§ WORK INSTRUCTIONS
An exact copy of the records is required, minus the pictures they hold.

────────

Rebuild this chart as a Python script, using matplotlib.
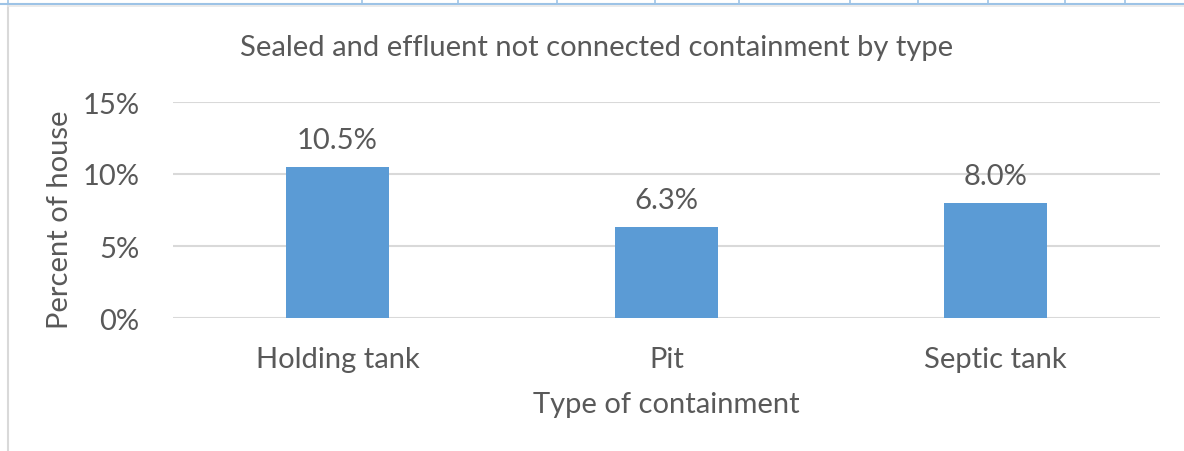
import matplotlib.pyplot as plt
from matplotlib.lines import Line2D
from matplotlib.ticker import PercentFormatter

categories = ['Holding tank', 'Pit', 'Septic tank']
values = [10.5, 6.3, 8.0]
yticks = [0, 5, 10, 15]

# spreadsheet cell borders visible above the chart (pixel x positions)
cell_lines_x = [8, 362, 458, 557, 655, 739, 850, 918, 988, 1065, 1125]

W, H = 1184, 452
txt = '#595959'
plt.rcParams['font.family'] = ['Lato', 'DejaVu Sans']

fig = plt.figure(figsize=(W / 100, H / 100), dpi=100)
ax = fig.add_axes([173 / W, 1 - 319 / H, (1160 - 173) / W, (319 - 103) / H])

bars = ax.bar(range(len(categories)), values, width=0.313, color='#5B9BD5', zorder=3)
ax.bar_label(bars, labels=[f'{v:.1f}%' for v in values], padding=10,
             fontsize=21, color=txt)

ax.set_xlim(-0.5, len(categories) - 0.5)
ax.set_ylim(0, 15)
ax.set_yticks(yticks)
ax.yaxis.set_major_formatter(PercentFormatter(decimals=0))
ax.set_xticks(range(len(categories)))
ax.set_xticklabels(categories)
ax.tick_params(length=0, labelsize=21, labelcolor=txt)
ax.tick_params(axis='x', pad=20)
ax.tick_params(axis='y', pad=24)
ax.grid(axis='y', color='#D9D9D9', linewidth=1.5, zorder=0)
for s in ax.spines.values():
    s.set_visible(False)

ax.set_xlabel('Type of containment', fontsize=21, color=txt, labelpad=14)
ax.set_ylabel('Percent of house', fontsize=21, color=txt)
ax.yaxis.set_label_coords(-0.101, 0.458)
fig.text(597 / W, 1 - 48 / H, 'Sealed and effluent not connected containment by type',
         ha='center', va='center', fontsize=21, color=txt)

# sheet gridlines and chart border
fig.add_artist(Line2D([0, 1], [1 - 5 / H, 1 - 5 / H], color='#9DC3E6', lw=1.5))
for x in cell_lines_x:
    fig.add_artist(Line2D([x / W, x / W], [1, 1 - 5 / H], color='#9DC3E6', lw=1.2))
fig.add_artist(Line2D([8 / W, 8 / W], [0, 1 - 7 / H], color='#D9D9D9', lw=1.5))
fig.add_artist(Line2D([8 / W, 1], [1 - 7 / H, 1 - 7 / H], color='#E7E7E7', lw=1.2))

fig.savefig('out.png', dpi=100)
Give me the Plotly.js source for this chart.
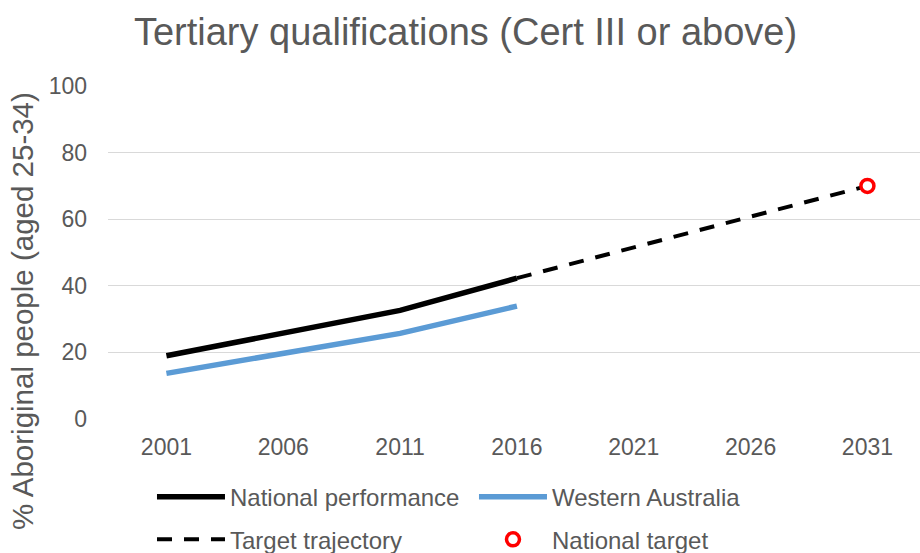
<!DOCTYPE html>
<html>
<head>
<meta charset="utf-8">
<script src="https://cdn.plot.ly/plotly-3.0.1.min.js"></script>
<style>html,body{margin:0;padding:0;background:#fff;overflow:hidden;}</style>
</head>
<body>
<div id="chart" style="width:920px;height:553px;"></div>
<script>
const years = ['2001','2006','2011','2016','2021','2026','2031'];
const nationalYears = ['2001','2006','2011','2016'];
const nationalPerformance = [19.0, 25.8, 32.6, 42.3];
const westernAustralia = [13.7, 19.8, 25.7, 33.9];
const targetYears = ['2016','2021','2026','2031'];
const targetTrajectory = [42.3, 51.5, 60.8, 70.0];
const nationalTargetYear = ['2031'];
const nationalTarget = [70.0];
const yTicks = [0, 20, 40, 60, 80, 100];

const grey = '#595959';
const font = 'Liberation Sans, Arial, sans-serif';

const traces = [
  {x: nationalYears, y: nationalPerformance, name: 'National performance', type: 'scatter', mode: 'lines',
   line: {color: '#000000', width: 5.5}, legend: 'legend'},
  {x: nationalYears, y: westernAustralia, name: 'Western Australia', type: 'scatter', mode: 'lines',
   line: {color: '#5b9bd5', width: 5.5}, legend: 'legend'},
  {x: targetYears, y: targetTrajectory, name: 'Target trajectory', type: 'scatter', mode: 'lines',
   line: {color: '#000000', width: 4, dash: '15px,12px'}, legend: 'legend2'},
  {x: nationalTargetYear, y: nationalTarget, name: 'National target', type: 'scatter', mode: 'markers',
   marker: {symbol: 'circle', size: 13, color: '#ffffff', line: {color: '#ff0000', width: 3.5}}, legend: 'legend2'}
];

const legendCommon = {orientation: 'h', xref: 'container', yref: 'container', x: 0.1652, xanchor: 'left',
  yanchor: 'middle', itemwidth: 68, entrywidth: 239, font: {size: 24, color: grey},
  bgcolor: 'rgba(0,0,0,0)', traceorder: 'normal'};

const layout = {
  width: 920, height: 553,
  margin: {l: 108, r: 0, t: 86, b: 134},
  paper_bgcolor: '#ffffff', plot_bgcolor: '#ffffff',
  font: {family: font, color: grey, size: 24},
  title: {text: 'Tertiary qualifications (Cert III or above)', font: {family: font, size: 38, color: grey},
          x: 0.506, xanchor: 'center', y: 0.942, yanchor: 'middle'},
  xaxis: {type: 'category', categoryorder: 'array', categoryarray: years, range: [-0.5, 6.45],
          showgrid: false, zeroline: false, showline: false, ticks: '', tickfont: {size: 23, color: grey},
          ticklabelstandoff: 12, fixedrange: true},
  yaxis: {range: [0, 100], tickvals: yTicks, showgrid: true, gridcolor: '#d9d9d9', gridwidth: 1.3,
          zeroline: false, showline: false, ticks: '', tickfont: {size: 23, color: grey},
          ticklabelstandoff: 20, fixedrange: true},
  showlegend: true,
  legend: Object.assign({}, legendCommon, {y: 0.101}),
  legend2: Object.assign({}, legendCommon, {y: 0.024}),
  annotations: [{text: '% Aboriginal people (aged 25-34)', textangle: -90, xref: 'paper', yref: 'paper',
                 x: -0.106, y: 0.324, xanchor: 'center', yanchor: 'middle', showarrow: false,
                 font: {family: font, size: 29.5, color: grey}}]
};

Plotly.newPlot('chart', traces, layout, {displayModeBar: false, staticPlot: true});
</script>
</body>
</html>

────────

§ CORRECT ANSWER
Rebuild this chart as a Python script, using matplotlib.
import matplotlib.pyplot as plt
from matplotlib.lines import Line2D
from matplotlib.ticker import PercentFormatter

categories = ['Holding tank', 'Pit', 'Septic tank']
values = [10.5, 6.3, 8.0]
yticks = [0, 5, 10, 15]

# spreadsheet cell borders visible above the chart (pixel x positions)
cell_lines_x = [8, 362, 458, 557, 655, 739, 850, 918, 988, 1065, 1125]

W, H = 1184, 452
txt = '#595959'
plt.rcParams['font.family'] = ['Lato', 'DejaVu Sans']

fig = plt.figure(figsize=(W / 100, H / 100), dpi=100)
ax = fig.add_axes([173 / W, 1 - 319 / H, (1160 - 173) / W, (319 - 103) / H])

bars = ax.bar(range(len(categories)), values, width=0.313, color='#5B9BD5', zorder=3)
ax.bar_label(bars, labels=[f'{v:.1f}%' for v in values], padding=10,
             fontsize=21, color=txt)

ax.set_xlim(-0.5, len(categories) - 0.5)
ax.set_ylim(0, 15)
ax.set_yticks(yticks)
ax.yaxis.set_major_formatter(PercentFormatter(decimals=0))
ax.set_xticks(range(len(categories)))
ax.set_xticklabels(categories)
ax.tick_params(length=0, labelsize=21, labelcolor=txt)
ax.tick_params(axis='x', pad=20)
ax.tick_params(axis='y', pad=24)
ax.grid(axis='y', color='#D9D9D9', linewidth=1.5, zorder=0)
for s in ax.spines.values():
    s.set_visible(False)

ax.set_xlabel('Type of containment', fontsize=21, color=txt, labelpad=14)
ax.set_ylabel('Percent of house', fontsize=21, color=txt)
ax.yaxis.set_label_coords(-0.101, 0.458)
fig.text(597 / W, 1 - 48 / H, 'Sealed and effluent not connected containment by type',
         ha='center', va='center', fontsize=21, color=txt)

# sheet gridlines and chart border
fig.add_artist(Line2D([0, 1], [1 - 5 / H, 1 - 5 / H], color='#9DC3E6', lw=1.5))
for x in cell_lines_x:
    fig.add_artist(Line2D([x / W, x / W], [1, 1 - 5 / H], color='#9DC3E6', lw=1.2))
fig.add_artist(Line2D([8 / W, 8 / W], [0, 1 - 7 / H], color='#D9D9D9', lw=1.5))
fig.add_artist(Line2D([8 / W, 1], [1 - 7 / H, 1 - 7 / H], color='#E7E7E7', lw=1.2))

fig.savefig('out.png', dpi=100)
Give me the Plotly.js source for this chart.
<!DOCTYPE html>
<html>
<head>
<meta charset="utf-8">
<script src="https://cdn.plot.ly/plotly-3.0.1.min.js"></script>
<style>html,body{margin:0;padding:0;background:#fff;overflow:hidden;}</style>
</head>
<body>
<div id="chart" style="width:920px;height:553px;"></div>
<script>
const years = ['2001','2006','2011','2016','2021','2026','2031'];
const nationalYears = ['2001','2006','2011','2016'];
const nationalPerformance = [19.0, 25.8, 32.6, 42.3];
const westernAustralia = [13.7, 19.8, 25.7, 33.9];
const targetYears = ['2016','2021','2026','2031'];
const targetTrajectory = [42.3, 51.5, 60.8, 70.0];
const nationalTargetYear = ['2031'];
const nationalTarget = [70.0];
const yTicks = [0, 20, 40, 60, 80, 100];

const grey = '#595959';
const font = 'Liberation Sans, Arial, sans-serif';

const traces = [
  {x: nationalYears, y: nationalPerformance, name: 'National performance', type: 'scatter', mode: 'lines',
   line: {color: '#000000', width: 5.5}, legend: 'legend'},
  {x: nationalYears, y: westernAustralia, name: 'Western Australia', type: 'scatter', mode: 'lines',
   line: {color: '#5b9bd5', width: 5.5}, legend: 'legend'},
  {x: targetYears, y: targetTrajectory, name: 'Target trajectory', type: 'scatter', mode: 'lines',
   line: {color: '#000000', width: 4, dash: '15px,12px'}, legend: 'legend2'},
  {x: nationalTargetYear, y: nationalTarget, name: 'National target', type: 'scatter', mode: 'markers',
   marker: {symbol: 'circle', size: 13, color: '#ffffff', line: {color: '#ff0000', width: 3.5}}, legend: 'legend2'}
];

const legendCommon = {orientation: 'h', xref: 'container', yref: 'container', x: 0.1652, xanchor: 'left',
  yanchor: 'middle', itemwidth: 68, entrywidth: 239, font: {size: 24, color: grey},
  bgcolor: 'rgba(0,0,0,0)', traceorder: 'normal'};

const layout = {
  width: 920, height: 553,
  margin: {l: 108, r: 0, t: 86, b: 134},
  paper_bgcolor: '#ffffff', plot_bgcolor: '#ffffff',
  font: {family: font, color: grey, size: 24},
  title: {text: 'Tertiary qualifications (Cert III or above)', font: {family: font, size: 38, color: grey},
          x: 0.506, xanchor: 'center', y: 0.942, yanchor: 'middle'},
  xaxis: {type: 'category', categoryorder: 'array', categoryarray: years, range: [-0.5, 6.45],
          showgrid: false, zeroline: false, showline: false, ticks: '', tickfont: {size: 23, color: grey},
          ticklabelstandoff: 12, fixedrange: true},
  yaxis: {range: [0, 100], tickvals: yTicks, showgrid: true, gridcolor: '#d9d9d9', gridwidth: 1.3,
          zeroline: false, showline: false, ticks: '', tickfont: {size: 23, color: grey},
          ticklabelstandoff: 20, fixedrange: true},
  showlegend: true,
  legend: Object.assign({}, legendCommon, {y: 0.101}),
  legend2: Object.assign({}, legendCommon, {y: 0.024}),
  annotations: [{text: '% Aboriginal people (aged 25-34)', textangle: -90, xref: 'paper', yref: 'paper',
                 x: -0.106, y: 0.324, xanchor: 'center', yanchor: 'middle', showarrow: false,
                 font: {family: font, size: 29.5, color: grey}}]
};

Plotly.newPlot('chart', traces, layout, {displayModeBar: false, staticPlot: true});
</script>
</body>
</html>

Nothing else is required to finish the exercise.